* Extracted information *
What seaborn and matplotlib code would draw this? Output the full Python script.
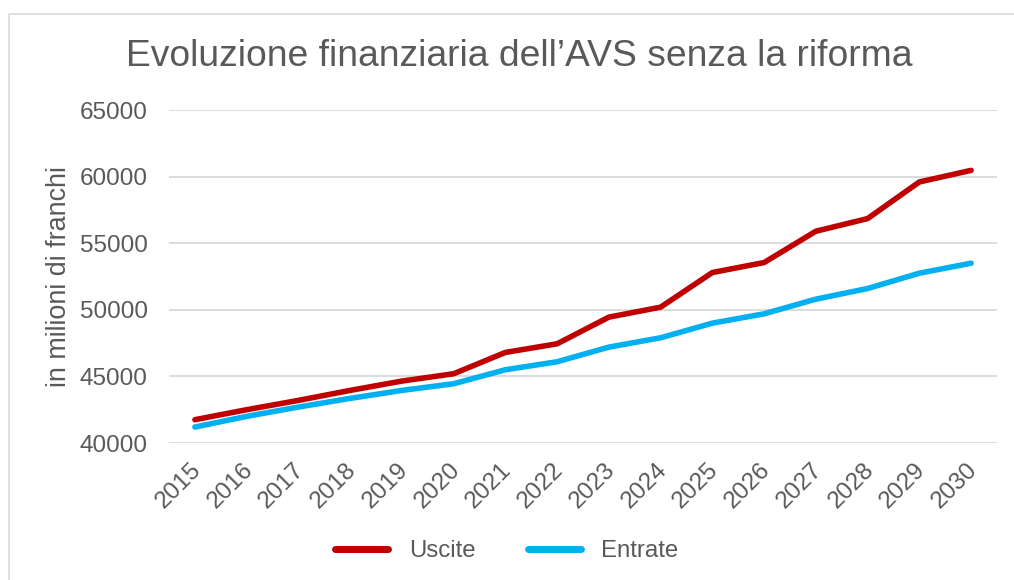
import matplotlib
matplotlib.use("Agg")
import matplotlib.pyplot as plt
import matplotlib.transforms as mtransforms
import pandas as pd
import seaborn as sns
from matplotlib.patches import Rectangle
from matplotlib.lines import Line2D

# dati (milioni di franchi)
anni = list(range(2015, 2031))
uscite = [41750, 42500, 43200, 43950, 44650, 45200, 46800, 47450,
          49450, 50200, 52800, 53550, 55900, 56850, 59600, 60470]
entrate = [41200, 42000, 42700, 43350, 43950, 44450, 45500, 46100,
           47200, 47900, 49000, 49700, 50800, 51600, 52750, 53500]

df = pd.DataFrame({
    "anno": anni * 2,
    "valore": uscite + entrate,
    "serie": ["Uscite"] * len(anni) + ["Entrate"] * len(anni),
})

sns.set_theme(style="whitegrid")
plt.rcParams["font.family"] = ["Liberation Sans", "DejaVu Sans"]
grigio = "#595959"
colori = {"Uscite": "#C00000", "Entrate": "#00B0F0"}

fig = plt.figure(figsize=(10.14, 5.8), dpi=100)
ax = fig.add_axes([0.1667, 0.2362, 0.8165, 0.5741])

# cornice chiara attorno al grafico
fig.patches.append(Rectangle((9 / 1014, -0.05), 1.05, 1 - 14 / 580 + 0.05,
                             transform=fig.transFigure, fill=False,
                             edgecolor="#d9d9d9", linewidth=1.2))

sns.lineplot(data=df, x="anno", y="valore", hue="serie", palette=colori,
             linewidth=4, ax=ax, legend=False, solid_capstyle="round")

ax.set_xlim(2014.5, 2030.5)
ax.set_ylim(40000, 65000)
ax.set_yticks(range(40000, 65001, 5000))
ax.set_xticks(anni)
ax.grid(axis="x", visible=False)
ax.grid(axis="y", color="#d9d9d9", linewidth=1.3)
for s in ax.spines.values():
    s.set_visible(False)

ax.tick_params(axis="y", length=0, pad=15.5, labelsize=17.5, labelcolor=grigio)
ax.tick_params(axis="x", length=0, pad=10, labelsize=17.5, labelcolor=grigio)
sposta = mtransforms.ScaledTranslation(-5 / 100, -2 / 100, fig.dpi_scale_trans)
for lab in ax.get_xticklabels():
    lab.set_rotation(45)
    lab.set_ha("right")
    lab.set_va("top")
    lab.set_rotation_mode("anchor")
    lab.set_transform(lab.get_transform() + sposta)

ax.set_xlabel("")
ax.set_ylabel("in milioni di franchi", fontsize=19.4, color=grigio, va="center")
ax.yaxis.set_label_coords(-0.133, 0.5)

fig.text(0.512, 1 - 56 / 580, "Evoluzione finanziaria dell\u2019AVS senza la riforma",
         ha="center", va="center", fontsize=26.8, color=grigio)

handles = [Line2D([], [], color=colori["Uscite"], linewidth=5, solid_capstyle="round"),
           Line2D([], [], color=colori["Entrate"], linewidth=5, solid_capstyle="round")]
fig.legend(handles, ["Uscite", "Entrate"], loc="center", ncol=2,
           bbox_to_anchor=(0.5, 1 - 551 / 580), frameon=False,
           fontsize=17.3, labelcolor=grigio, handlelength=2.2,
           handletextpad=0.85, columnspacing=2.2)

fig.savefig("out.png", dpi=100)
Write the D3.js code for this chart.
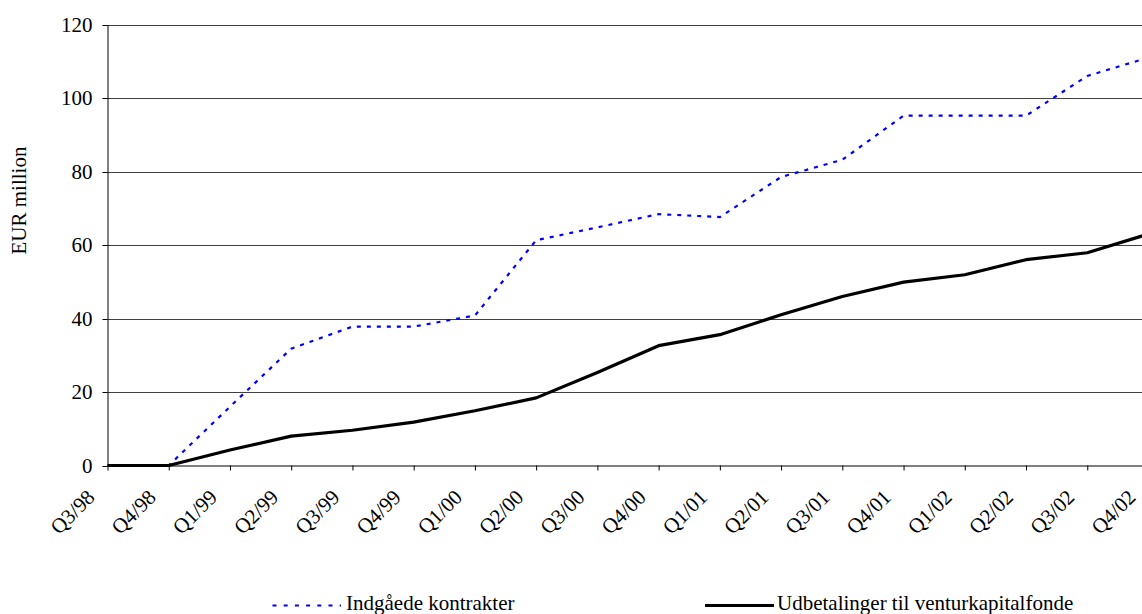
<!DOCTYPE html>
<html><head><meta charset="utf-8">
<script src="https://cdn.jsdelivr.net/npm/d3@7"></script>
<style>
body{margin:0;background:#fff}
svg{display:block}
text{font-family:"Liberation Serif","Times New Roman",serif;fill:#000}
</style>
</head><body><svg id="c" width="1142" height="614"></svg>
<script>
const categories = ["Q3/98","Q4/98","Q1/99","Q2/99","Q3/99","Q4/99","Q1/00","Q2/00","Q3/00","Q4/00","Q1/01","Q2/01","Q3/01","Q4/01","Q1/02","Q2/02","Q3/02","Q4/02"];
const contracts = [0,0,16,31.8,37.8,37.8,40.8,61.3,64.8,68.4,67.6,78.5,83.2,95.2,95.2,95.2,106,111];
const payments  = [0,0,4.2,8,9.6,11.8,14.9,18.4,25.3,32.6,35.6,41,46,49.9,51.9,56,57.9,63];
const yTicks = [0,20,40,60,80,100,120];
const seriesNames = ["Indgåede kontrakter","Udbetalinger til venturkapitalfonde"];
const yTitle = "EUR million";

const svg = d3.select("#c");
const x = d3.scalePoint().domain(categories).range([107.5,1148.5]);
const y = d3.scaleLinear().domain([0,120]).range([465.5,24.5]);

// gridlines
svg.append("g").selectAll("line").data(yTicks.filter(d=>d>0)).join("line")
  .attr("x1",107.5).attr("x2",1142)
  .attr("y1",d=>Math.round(y(d))+0.5).attr("y2",d=>Math.round(y(d))+0.5)
  .attr("stroke","#404040").attr("stroke-width",1);

// y axis
const ya = svg.append("g").attr("transform","translate(107.5,0)")
  .call(d3.axisLeft(y).tickValues(yTicks).tickSize(5).tickSizeOuter(0).tickPadding(10).tickFormat(d3.format("d")));
ya.selectAll("text").attr("font-size",21).attr("font-family","Liberation Serif").attr("fill","#000");
ya.selectAll("line,path").attr("stroke","#000");
ya.selectAll(".tick").attr("transform",d=>`translate(0,${Math.round(y(d))+0.5})`);

// x axis
const xa = svg.append("g").attr("transform","translate(0,465.5)")
  .call(d3.axisBottom(x).tickSize(5).tickSizeOuter(0));
xa.selectAll("line,path").attr("stroke","#000");
xa.selectAll("text").attr("font-size",21).attr("font-family","Liberation Serif").attr("fill","#000")
  .attr("text-anchor","end").attr("x",0).attr("y",0).attr("dy",0)
  .attr("transform","translate(-12,33) rotate(-45)");

// y title
svg.append("text").attr("transform","translate(25.5,200.5) rotate(-90)")
  .attr("text-anchor","middle").attr("font-size",21).text(yTitle);

const line = d3.line().x((d,i)=>x(categories[i])).y(d=>y(d));

svg.append("path").datum(contracts).attr("d",line)
  .attr("fill","none").attr("stroke","#0000ff").attr("stroke-width",2.2)
  .attr("stroke-dasharray","4,6");
svg.append("path").datum(payments).attr("d",line)
  .attr("fill","none").attr("stroke","#000").attr("stroke-width",3.2)
  .attr("stroke-linejoin","round");

// legend
const lg = svg.append("g");
lg.append("line").attr("x1",272.5).attr("x2",341).attr("y1",605.5).attr("y2",605.5)
  .attr("stroke","#0000ff").attr("stroke-width",2.2).attr("stroke-dasharray","4,7.2");
lg.append("text").attr("x",346).attr("y",610).attr("font-size",21).text(seriesNames[0]);
lg.append("line").attr("x1",705).attr("x2",774).attr("y1",605.5).attr("y2",605.5)
  .attr("stroke","#000").attr("stroke-width",3.2);
lg.append("text").attr("x",777).attr("y",610).attr("font-size",21).text(seriesNames[1]);
</script>
</body></html>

* The exercise *
Print the full listing exactly, dropping the pictures.

* Written response *
What seaborn and matplotlib code would draw this? Output the full Python script.
import matplotlib
matplotlib.use("Agg")
import matplotlib.pyplot as plt
import matplotlib.transforms as mtransforms
import pandas as pd
import seaborn as sns
from matplotlib.patches import Rectangle
from matplotlib.lines import Line2D

# dati (milioni di franchi)
anni = list(range(2015, 2031))
uscite = [41750, 42500, 43200, 43950, 44650, 45200, 46800, 47450,
          49450, 50200, 52800, 53550, 55900, 56850, 59600, 60470]
entrate = [41200, 42000, 42700, 43350, 43950, 44450, 45500, 46100,
           47200, 47900, 49000, 49700, 50800, 51600, 52750, 53500]

df = pd.DataFrame({
    "anno": anni * 2,
    "valore": uscite + entrate,
    "serie": ["Uscite"] * len(anni) + ["Entrate"] * len(anni),
})

sns.set_theme(style="whitegrid")
plt.rcParams["font.family"] = ["Liberation Sans", "DejaVu Sans"]
grigio = "#595959"
colori = {"Uscite": "#C00000", "Entrate": "#00B0F0"}

fig = plt.figure(figsize=(10.14, 5.8), dpi=100)
ax = fig.add_axes([0.1667, 0.2362, 0.8165, 0.5741])

# cornice chiara attorno al grafico
fig.patches.append(Rectangle((9 / 1014, -0.05), 1.05, 1 - 14 / 580 + 0.05,
                             transform=fig.transFigure, fill=False,
                             edgecolor="#d9d9d9", linewidth=1.2))

sns.lineplot(data=df, x="anno", y="valore", hue="serie", palette=colori,
             linewidth=4, ax=ax, legend=False, solid_capstyle="round")

ax.set_xlim(2014.5, 2030.5)
ax.set_ylim(40000, 65000)
ax.set_yticks(range(40000, 65001, 5000))
ax.set_xticks(anni)
ax.grid(axis="x", visible=False)
ax.grid(axis="y", color="#d9d9d9", linewidth=1.3)
for s in ax.spines.values():
    s.set_visible(False)

ax.tick_params(axis="y", length=0, pad=15.5, labelsize=17.5, labelcolor=grigio)
ax.tick_params(axis="x", length=0, pad=10, labelsize=17.5, labelcolor=grigio)
sposta = mtransforms.ScaledTranslation(-5 / 100, -2 / 100, fig.dpi_scale_trans)
for lab in ax.get_xticklabels():
    lab.set_rotation(45)
    lab.set_ha("right")
    lab.set_va("top")
    lab.set_rotation_mode("anchor")
    lab.set_transform(lab.get_transform() + sposta)

ax.set_xlabel("")
ax.set_ylabel("in milioni di franchi", fontsize=19.4, color=grigio, va="center")
ax.yaxis.set_label_coords(-0.133, 0.5)

fig.text(0.512, 1 - 56 / 580, "Evoluzione finanziaria dell\u2019AVS senza la riforma",
         ha="center", va="center", fontsize=26.8, color=grigio)

handles = [Line2D([], [], color=colori["Uscite"], linewidth=5, solid_capstyle="round"),
           Line2D([], [], color=colori["Entrate"], linewidth=5, solid_capstyle="round")]
fig.legend(handles, ["Uscite", "Entrate"], loc="center", ncol=2,
           bbox_to_anchor=(0.5, 1 - 551 / 580), frameon=False,
           fontsize=17.3, labelcolor=grigio, handlelength=2.2,
           handletextpad=0.85, columnspacing=2.2)

fig.savefig("out.png", dpi=100)
Write the D3.js code for this chart.
<!DOCTYPE html>
<html><head><meta charset="utf-8">
<script src="https://cdn.jsdelivr.net/npm/d3@7"></script>
<style>
body{margin:0;background:#fff}
svg{display:block}
text{font-family:"Liberation Serif","Times New Roman",serif;fill:#000}
</style>
</head><body><svg id="c" width="1142" height="614"></svg>
<script>
const categories = ["Q3/98","Q4/98","Q1/99","Q2/99","Q3/99","Q4/99","Q1/00","Q2/00","Q3/00","Q4/00","Q1/01","Q2/01","Q3/01","Q4/01","Q1/02","Q2/02","Q3/02","Q4/02"];
const contracts = [0,0,16,31.8,37.8,37.8,40.8,61.3,64.8,68.4,67.6,78.5,83.2,95.2,95.2,95.2,106,111];
const payments  = [0,0,4.2,8,9.6,11.8,14.9,18.4,25.3,32.6,35.6,41,46,49.9,51.9,56,57.9,63];
const yTicks = [0,20,40,60,80,100,120];
const seriesNames = ["Indgåede kontrakter","Udbetalinger til venturkapitalfonde"];
const yTitle = "EUR million";

const svg = d3.select("#c");
const x = d3.scalePoint().domain(categories).range([107.5,1148.5]);
const y = d3.scaleLinear().domain([0,120]).range([465.5,24.5]);

// gridlines
svg.append("g").selectAll("line").data(yTicks.filter(d=>d>0)).join("line")
  .attr("x1",107.5).attr("x2",1142)
  .attr("y1",d=>Math.round(y(d))+0.5).attr("y2",d=>Math.round(y(d))+0.5)
  .attr("stroke","#404040").attr("stroke-width",1);

// y axis
const ya = svg.append("g").attr("transform","translate(107.5,0)")
  .call(d3.axisLeft(y).tickValues(yTicks).tickSize(5).tickSizeOuter(0).tickPadding(10).tickFormat(d3.format("d")));
ya.selectAll("text").attr("font-size",21).attr("font-family","Liberation Serif").attr("fill","#000");
ya.selectAll("line,path").attr("stroke","#000");
ya.selectAll(".tick").attr("transform",d=>`translate(0,${Math.round(y(d))+0.5})`);

// x axis
const xa = svg.append("g").attr("transform","translate(0,465.5)")
  .call(d3.axisBottom(x).tickSize(5).tickSizeOuter(0));
xa.selectAll("line,path").attr("stroke","#000");
xa.selectAll("text").attr("font-size",21).attr("font-family","Liberation Serif").attr("fill","#000")
  .attr("text-anchor","end").attr("x",0).attr("y",0).attr("dy",0)
  .attr("transform","translate(-12,33) rotate(-45)");

// y title
svg.append("text").attr("transform","translate(25.5,200.5) rotate(-90)")
  .attr("text-anchor","middle").attr("font-size",21).text(yTitle);

const line = d3.line().x((d,i)=>x(categories[i])).y(d=>y(d));

svg.append("path").datum(contracts).attr("d",line)
  .attr("fill","none").attr("stroke","#0000ff").attr("stroke-width",2.2)
  .attr("stroke-dasharray","4,6");
svg.append("path").datum(payments).attr("d",line)
  .attr("fill","none").attr("stroke","#000").attr("stroke-width",3.2)
  .attr("stroke-linejoin","round");

// legend
const lg = svg.append("g");
lg.append("line").attr("x1",272.5).attr("x2",341).attr("y1",605.5).attr("y2",605.5)
  .attr("stroke","#0000ff").attr("stroke-width",2.2).attr("stroke-dasharray","4,7.2");
lg.append("text").attr("x",346).attr("y",610).attr("font-size",21).text(seriesNames[0]);
lg.append("line").attr("x1",705).attr("x2",774).attr("y1",605.5).attr("y2",605.5)
  .attr("stroke","#000").attr("stroke-width",3.2);
lg.append("text").attr("x",777).attr("y",610).attr("font-size",21).text(seriesNames[1]);
</script>
</body></html>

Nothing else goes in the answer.